The rapid advancement of artificial intelligence (AI) presents unprecedented challenges for labor market forecasting, requiring fundamental methodological innovations that move beyond traditional extrapolation techniques. This policy paper proposes comprehensive enhancements to the U.S. Bureau of Labor Statistics (BLS) employment projection systems to better capture and forecast AI's impact on employment structures, job roles, and workforce skill requirements. Drawing on recent empirical research and the bureau's existing methodological frameworks, we present an integrated architectural framework that combines task-based exposure modeling, real-time data analytics, causal inference methods, and enhanced gross flows estimation.
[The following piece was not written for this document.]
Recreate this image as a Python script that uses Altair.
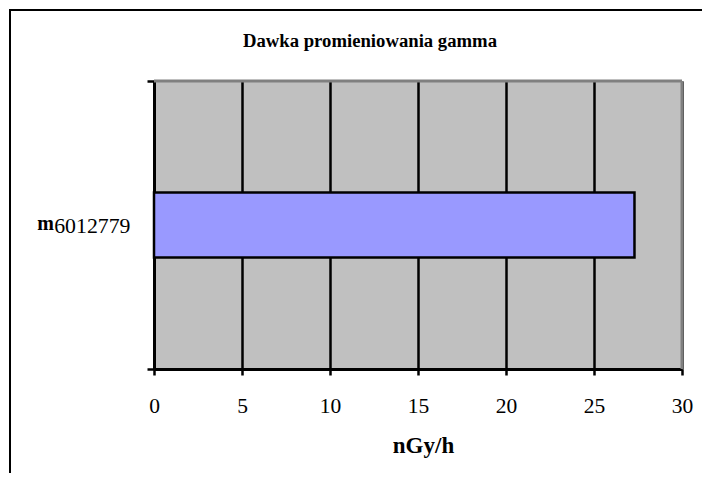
import altair as alt
import pandas as pd

# ---- data ----
stations = ["m6012779"]
doses = [27.3]
x_ticks = [0, 5, 10, 15, 20, 25, 30]
chart_title = "Dawka promieniowania gamma"
x_title = "nGy/h"
station_prefix = ["m"]

df = pd.DataFrame({"station": stations, "dose": doses, "prefix": station_prefix})
tdf = pd.DataFrame({"t": [chart_title]})

W, H = 528, 288
SERIF = "Liberation Serif"

base = alt.Chart(df)

x_enc = alt.X(
    "dose:Q",
    scale=alt.Scale(domain=[0, 30], nice=False),
    axis=alt.Axis(
        values=x_ticks, grid=True, gridColor="black", gridWidth=2.5, gridOpacity=1,
        domainColor="black", domainWidth=3, tickColor="black", tickWidth=2.5, tickSize=6,
        labelFont=SERIF, labelFontSize=21.5, labelColor="black", labelBaseline="alphabetic",
        labelPadding=37, labelFlush=False,
        title=x_title, titleFont=SERIF, titleFontSize=23, titleFontWeight="bold",
        titleColor="black", titleBaseline="alphabetic", titleY=83, titleX=269,
    ),
)
y_enc = alt.Y(
    "station:N",
    scale=alt.Scale(paddingInner=0, paddingOuter=0),
    axis=alt.Axis(
        tickBand="extent", grid=False, domainColor="black", domainWidth=3,
        tickColor="black", tickWidth=2.5, tickSize=7,
        labelFont=SERIF, labelFontSize=21.8, labelColor="black", labelPadding=17,
        labelExpr="slice(datum.label, 1)", title=None,
    ),
)

bars = base.mark_bar(
    color="#9999FF", stroke="black", strokeWidth=2.5, height={"band": 65 / 288}
).encode(x=x_enc, y=y_enc)

prefix = base.mark_text(
    font=SERIF, fontSize=20, fontWeight="bold", color="black",
    align="right", baseline="alphabetic", dy=5,
).encode(
    y=y_enc,
    x=alt.value(-100),
    text="prefix:N",
)

top_edge = base.mark_rule(color="#808080", strokeWidth=3).encode(
    x=alt.value(0), x2=alt.value(W), y=alt.value(0)
)
right_edge = base.mark_rule(color="#808080", strokeWidth=3).encode(
    x=alt.value(W), y=alt.value(0), y2=alt.value(H)
)

frame_top = base.mark_rule(color="black", strokeWidth=2).encode(
    x=alt.value(-145), x2=alt.value(700), y=alt.value(-71)
)
frame_left = base.mark_rule(color="black", strokeWidth=2).encode(
    x=alt.value(-144), y=alt.value(-72), y2=alt.value(600)
)

title = alt.Chart(tdf).mark_text(
    font=SERIF, fontSize=18.7, fontWeight="bold", color="black",
    align="center", baseline="alphabetic",
).encode(x=alt.value(216), y=alt.value(-34), text="t:N")

chart = (
    alt.layer(bars, prefix, top_edge, right_edge, frame_top, frame_left, title)
    .properties(
        width=W, height=H,
        autosize=alt.AutoSizeParams(type="none"),
        padding={"left": 146, "top": 73, "right": 20, "bottom": 104},
        background="white",
    )
    .configure_view(fill="#C0C0C0", stroke=None)
)

chart.save("out.html", embed_options={"renderer": "svg", "actions": False})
Our recommendations address critical gaps in current BLS methodologies identified through systematic literature review and analysis of emerging AI adoption patterns, including the distinction between automation and augmentation effects, the nonlinear dynamics of AI adoption, and differential impacts across worker demographics. We propose a dynamic Occupational AI Exposure Score (OAIES) framework that leverages large language models and occupational task data, alongside enhanced data collection strategies and modernized estimation techniques. The architectural framework, illustrated through five interconnected diagrams, demonstrates how these methodological innovations integrate into a coherent system for measuring labor market transformation. These enhancements would enable more accurate projections of job displacement, skill evolution, and employment transformation across industries and geographic regions, supporting evidence-based policymaking for workforce development in an AI-driven economy. The paper concludes with a phased implementation strategy and validation protocol to ensure methodological rigor and operational feasibility.